Deuxième temps : comprendre la question raciale dans sa complexité plutôt qu’en véhiculant des clichés. Il est impossible aux yeux d’Obama de réduire la question raciale américaine aux déclarations incendiaires du révérend. Mais s’il n’excuse pas Wright, il affirme qu’il le considère comme un membre de sa famille au même titre que sa grand-mère blanche qui exprimait sa crainte vis-à-vis des Noirs et tenait à l’occasion de propos racistes. Bref, qu’il faut à la fois comprendre les effets de génération notamment – ainsi celle qui s’est battue pour les droits civiques avait toutes les raisons d’être radicale – et la nécessité d’un discours moins caricatural aujourd’hui. La société n’est pas statique et la possibilité même qu’il y ait un candidat noir aussi bien placé est le signe des progrès réalisés à ses yeux. Mais il faut aller plus loin encore, et seule la mobilisation de tous les Américains, y compris les Noirs qu’Obama appelle à ne pas passer pour des victimes et à prendre leurs responsabilités (« Pour la communauté africaine-américaine, ce chemin signifie qu’il lui faudra prendre à son compte le fardeau de notre passé sans devenir des victimes de notre passé »), permettra de dépasser les circonstances qui peuvent encore permettre à certains de tenir des discours comme ceux du pasteur Wright.
Troisième temps : la question raciale ne pourra être résolue qu’à la condition de traiter la question sociale dans son ensemble. Obama insiste sur le fait qu’il faut aussi reconnaître à leur juste valeur les difficultés des (petits) Blancs – cette white working-class qui lui a fait défaut jusqu’ici dans les primaires. « La plupart des Blancs américains des classes populaires et moyennes n’ont pas le sentiment d’avoir été particulièrement privilégiés du fait de leur race », ils ont des raisons d’être en colère eux aussi, d’autant plus, lorsqu’on « les oblige à faire transporter leurs enfants dans une école à l’autre bout de la ville (busing), quand ils entendent qu’un Africain-Américain a été privilégié dans l’obtention d’un bon travail ou dans l’accès à une bonne université (affirmative action) en raison d’injustices qu’ils n’ont jamais commises ». Ce sont ces craintes des petits Blancs et leur ressentiment qui ont permis aux Républicains conservateurs (depuis la fameuse « Reagan Coalition » au sein de laquelle des électeurs démocrates traditionnels issus des classes populaires ont rejoint le parti des grands intérêts économiques…) de s’imposer comme la force politique dominante aux Etats-Unis. Or ce sont précisément les intérêts économiques défendus par les Républicains qui ont conduit à la situation dégradée des classes populaires et moyennes, financièrement, moralement et racialement. Il faut donc en finir avec les explications faciles et fausses des malheurs des uns et des autres. Obama propose un « autre chemin » que celui qui a conduit à faire de la politique le lieu « de la division, du conflit et du cynisme » : « à l’occasion de cette élection, nous pouvons nous présenter ensemble et dire, ‘pas cette fois’ ». Et de décliner le thème de « cette fois nous voulons parler… » des écoles, des urgences dans les hôpitaux, des usines, des morts pour le pays… qui concernent tous les Américains, quelle que soit leur couleur.
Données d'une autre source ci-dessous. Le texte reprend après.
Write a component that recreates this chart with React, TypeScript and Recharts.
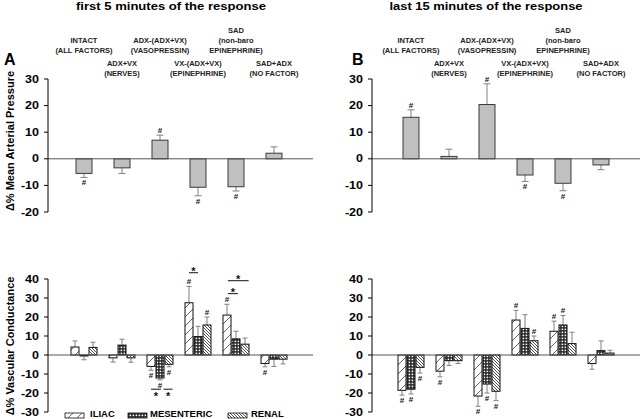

Au-delà de l’émotion qu’il suscite, ce discours est aussi profondément politique. Obama doit impérativement, à un moment où sa campagne marque le pas, faire un dernier effort pour convaincre les électeurs blancs des classes populaires qui ont plutôt soutenu jusqu’ici sa rivale. Tout particulièrement dans les grands états industriels comme la Pennsylvanie. Cet état, pourvoyeur d’un grand nombre de délégués à la convention démocrate, votera le 22 avril prochain – ce sera le dernier « grand état » à désigner ses délégués avant la convention. Et si Obama sait, comme Clinton, que ni l’un ni l’autre ne peut plus l’emporter en nombre de délégués élus lors de ces primaires, il sait aussi qu’une bonne performance dans cet état réputé favorable à son adversaire pourrait faire pencher définitivement en sa faveur les 800 super-délégués qui feront finalement l’élection. Il démontrerait ainsi qu’un grand discours visionnaire sur cette pièce brûlante et manquante du puzzle identitaire américain qu’est la question noire peut aussi avoir des conséquences politiques tout à fait favorables à court terme.